The World Governing Board has also agreed on a Resolution urging members to submit safety data to ACI. Appreciating the importance of safety data for airport operators in the context of the requirement for airport operators to have a Safety Management System under ICAO Annex 14 (Aerodromes) and 19 (Safety Management), this will allow us to support a strong focus on safety data and information that should lead to improvements in airport safety.
Through our training curriculum and the Global Safety Network (GSN) Diploma Programme, we will continue to provide members with specialized courses on airport safety specifically designed to meet the needs of airside operations and safety managers, including developing, implementing and operating effective Safety Management Systems (SMS) at their airports.
Finally, 18 safety reviews have been conducted to date in 2018 – eight in Africa, six in North America, and four in Asia-Pacific. We will pursue our efforts in promoting safer airport operations and cooperation between through the programme in order to achieve our planned objective of 20 reviews by the end of the year.

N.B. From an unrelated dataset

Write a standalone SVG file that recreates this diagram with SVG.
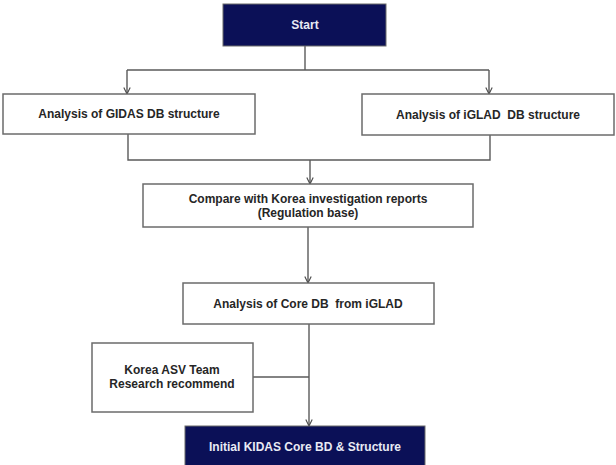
<svg xmlns="http://www.w3.org/2000/svg" width="616" height="465" viewBox="0 0 616 465">
  <style>
    .box { fill: #ffffff; stroke: #6b6b6b; stroke-width: 1.5; }
    .dark { fill: #0b1057; stroke: #6b6b6b; stroke-width: 1; }
    .lbl { font-family: "Liberation Sans", Arial, sans-serif; font-weight: bold; font-size: 12px; fill: #262626; text-anchor: middle; white-space: pre; }
    .lbl-w { font-family: "Liberation Sans", Arial, sans-serif; font-weight: bold; font-size: 12px; fill: #e8eaf4; text-anchor: middle; white-space: pre; }
    .wire { fill: none; stroke: #5a5a5a; stroke-width: 1.4; }
  </style>
  <defs>
    <marker id="arr" viewBox="0 0 10 10" refX="9" refY="5" markerWidth="8" markerHeight="8" markerUnits="userSpaceOnUse" orient="auto">
      <path d="M1,1 L9,5 L1,9" fill="none" stroke="#4a4a4a" stroke-width="1.4"/>
    </marker>
  </defs>
  <rect width="616" height="465" fill="#ffffff"/>

  <g id="connectors">
    <path class="wire" d="M305,46 V70"/>
    <path class="wire" d="M127,70 H489"/>
    <path class="wire" d="M127,70 V94" marker-end="url(#arr)"/>
    <path class="wire" d="M489,70 V94" marker-end="url(#arr)"/>
    <path class="wire" d="M128,133 V160 H490 V135"/>
    <path class="wire" d="M310,160 V184" marker-end="url(#arr)"/>
    <path class="wire" d="M308,227 V283" marker-end="url(#arr)"/>
    <path class="wire" d="M309,324 V426" marker-end="url(#arr)"/>
    <path class="wire" d="M253,377 H309"/>
  </g>

  <g id="start">
    <rect class="dark" x="223" y="4" width="163" height="42"/>
    <text class="lbl-w" x="305" y="29">Start</text>
  </g>

  <g id="gidas">
    <rect class="box" x="3" y="94" width="252" height="40"/>
    <text class="lbl" x="129" y="118">Analysis of GIDAS DB structure</text>
  </g>

  <g id="iglad">
    <rect class="box" x="362" y="94" width="252" height="41"/>
    <text class="lbl" x="488" y="119" xml:space="preserve">Analysis of iGLAD  DB structure</text>
  </g>

  <g id="compare">
    <rect class="box" x="143" y="184" width="330" height="43"/>
    <text class="lbl" x="308" y="203">Compare with Korea investigation reports</text>
    <text class="lbl" x="308" y="217">(Regulation base)</text>
  </g>

  <g id="core">
    <rect class="box" x="183" y="283" width="251" height="41"/>
    <text class="lbl" x="308" y="308" xml:space="preserve">Analysis of Core DB  from iGLAD</text>
  </g>

  <g id="asv">
    <rect class="box" x="92" y="343" width="161" height="69"/>
    <text class="lbl" x="172" y="374">Korea ASV Team</text>
    <text class="lbl" x="172" y="388">Research recommend</text>
  </g>

  <g id="initial">
    <rect class="dark" x="185" y="426" width="240" height="45"/>
    <text class="lbl-w" x="305" y="451">Initial KIDAS Core BD &amp; Structure</text>
  </g>
</svg>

Clearly, all this would not have been possible without the engagement of the members of the WSTSC, representing all regions of the world. ACI World cannot rest on its laurels as 2019 promises to be another challenging year with ICAO adopting a series of amendments to the Annexes to the Chicago Convention which have significant benefits to airports and ACI will strongly support their implementation.
Looking forward, ACI affirms its commitment to its members and will continue to participate in activities that serve to promote the overall operational safety and managerial excellence of airports worldwide, and those activities to include board and committee work, peer reviews, knowledge sharing through conferences and seminars. We are committed to contribute resources and expertise to “leave no airport behind” through such programmes as the Developing Nations Assistance Programme and the Airport Excellence (APEX) Programmes.
To this end, ACI will continue to strengthen its ability to facilitate knowledge sharing and to broaden the community of airports worldwide in order to ensure the safety of air travel.